Nigeria’s digital economy is often celebrated for its energy, creativity, and youthful momentum. Venture capital flows, startup success stories, and the global visibility of Nigerian engineers have helped project the image of a country on the brink of technological transformation. While this optimism seems to position Nigeria in a positive light, the country has failed to build the institutional capacity to use digital technology as a tool of state power, economic coordination, and national development. The central problem is not the absence of talent, but the weakness of the state systems meant to organise, absorb, and direct that talent toward public purpose.
Public debate frequently frames Nigeria’s challenge as a “developer deficit,” suggesting a shortage of skilled engineers capable of building modern digital systems. This framing is misleading. Over the past decade, universities, private academies, and bootcamps have produced a growing pool of globally competitive developers. Nigerian engineers are deeply embedded in technology firms across Europe, North America, and Asia. Their success abroad is not accidental; it reflects genuine technical competence. What Nigeria lacks is not human capital, but the institutional environment required to convert technical skill into durable domestic capability.
Digital economies do not mature on talent alone. They are anchored by states that act as sophisticated digital clients, regulators, and coordinators. In Nigeria, this role remains underdeveloped. Government ministries, departments, and agencies rarely commission complex local digital systems or maintain them over time. Procurement processes favour imported software, foreign consultants, or short-term solutions that prioritise compliance over functionality. As a result, local firms and professionals are denied the opportunity to build, test, and scale systems within the country’s own public infrastructure. Without demanding domestic clients, technical depth cannot consolidate locally.
This institutional weakness has cascading effects. Startups struggle to scale not only because of skills gaps, but because the surrounding ecosystem is thin. Product managers, systems architects, cybersecurity specialists, data analysts, and public-sector digital professionals are all in short supply, not because they cannot be trained, but because the Nigerian economy offers few structured pathways for their deployment. Digital production is fragmented, demand is weak, and incentives are misaligned. Talent exits the system not out of disloyalty, but as a rational response to institutional failure.
The consequences extend well beyond the technology sector. Weak digital state capacity undermines public service delivery, fiscal administration, security coordination, and data governance. Identity systems remain fragile, public records fragmented, and government platforms unreliable. These failures raise transaction costs across the economy, weaken accountability, and limit the state’s ability to plan, regulate, or respond effectively to crises. In this context, the digital gap becomes a governance problem, not a technical one.

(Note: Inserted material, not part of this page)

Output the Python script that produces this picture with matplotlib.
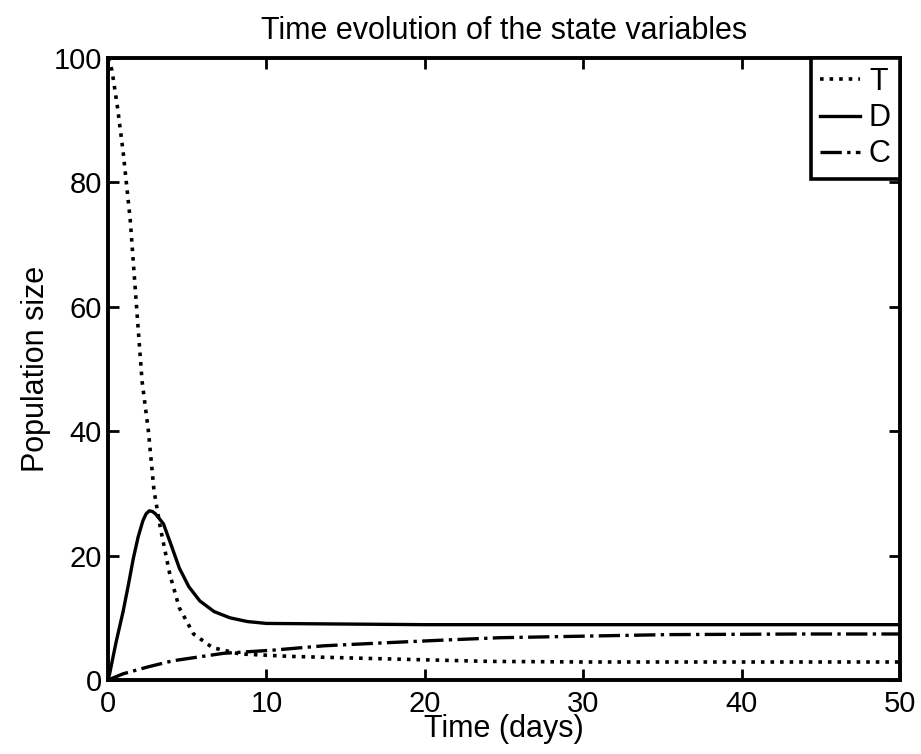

Nigeria’s infrastructure constraints deepen this challenge. Unreliable electricity, inconsistent broadband access, limited cloud capacity, and regulatory uncertainty restrict what can be built and sustained locally. Even when technical skills are available, productivity is suppressed by environmental conditions that make advanced digital work costly and inefficient. Delayed payments, unstable contracts, and weak legal enforcement further discourage long-term investment in local digital capacity. The result is a cycle in which Nigeria exports its best engineers while importing the systems they might have built.
Comparative experience shows that this outcome is neither inevitable nor irreversible. Countries that have built resilient digital economies treated digital capacity as a state project, not a market accident. India’s technological ascent was anchored in strong public institutions, deliberate industry–academia linkages, and a state that acted as a major digital client. Israel embedded applied research, project-based learning, and national service into its innovation system. Rwanda aligned public-sector reform, education, and global partnerships to build targeted digital capability within the state itself. In each case, digital success followed institutional coherence.
For Nigeria, the path forward requires a fundamental shift in perspective. Digital capacity must be recognised as national infrastructure, just like roads, power, or ports. The state must develop the ability to commission, manage, and maintain complex digital systems across sectors, from taxation and healthcare to security and education. This demands reform of procurement frameworks, investment in public-sector digital skills, and long-term partnerships with local firms that prioritise learning and system ownership over quick fixes.
Education and training remain important, but they must be embedded within a broader institutional strategy. Technical education should integrate theory with sustained, real-world problem-solving tied to public needs. Accreditation and professional standards must ensure depth, not just certification. At the same time, employment quality matters. Competitive remuneration, predictable payment systems, clear career pathways, and professional work environments are essential to retaining talent within national systems.
The private sector and investors also have roles to play. Talent development should be treated as a strategic investment, not a discretionary cost. Venture capital models that prioritise rapid growth without institutional depth reinforce fragility. Industry associations can coordinate standards, promote ethical practice, and support collaboration with public institutions. But without a capable state, these efforts will remain fragmented.
Nigeria’s digital future will not be secured by ambition, capital, or talent alone. It depends on whether the country can build institutions capable of organising digital power for public benefit. The challenge is not a shortage of developers, but a deficit of state capacity. Until Nigeria confronts this reality, the paradox will persist: global relevance without domestic capability. The choice is fundamental, not abstract, and it is one the country can no longer afford to postpone.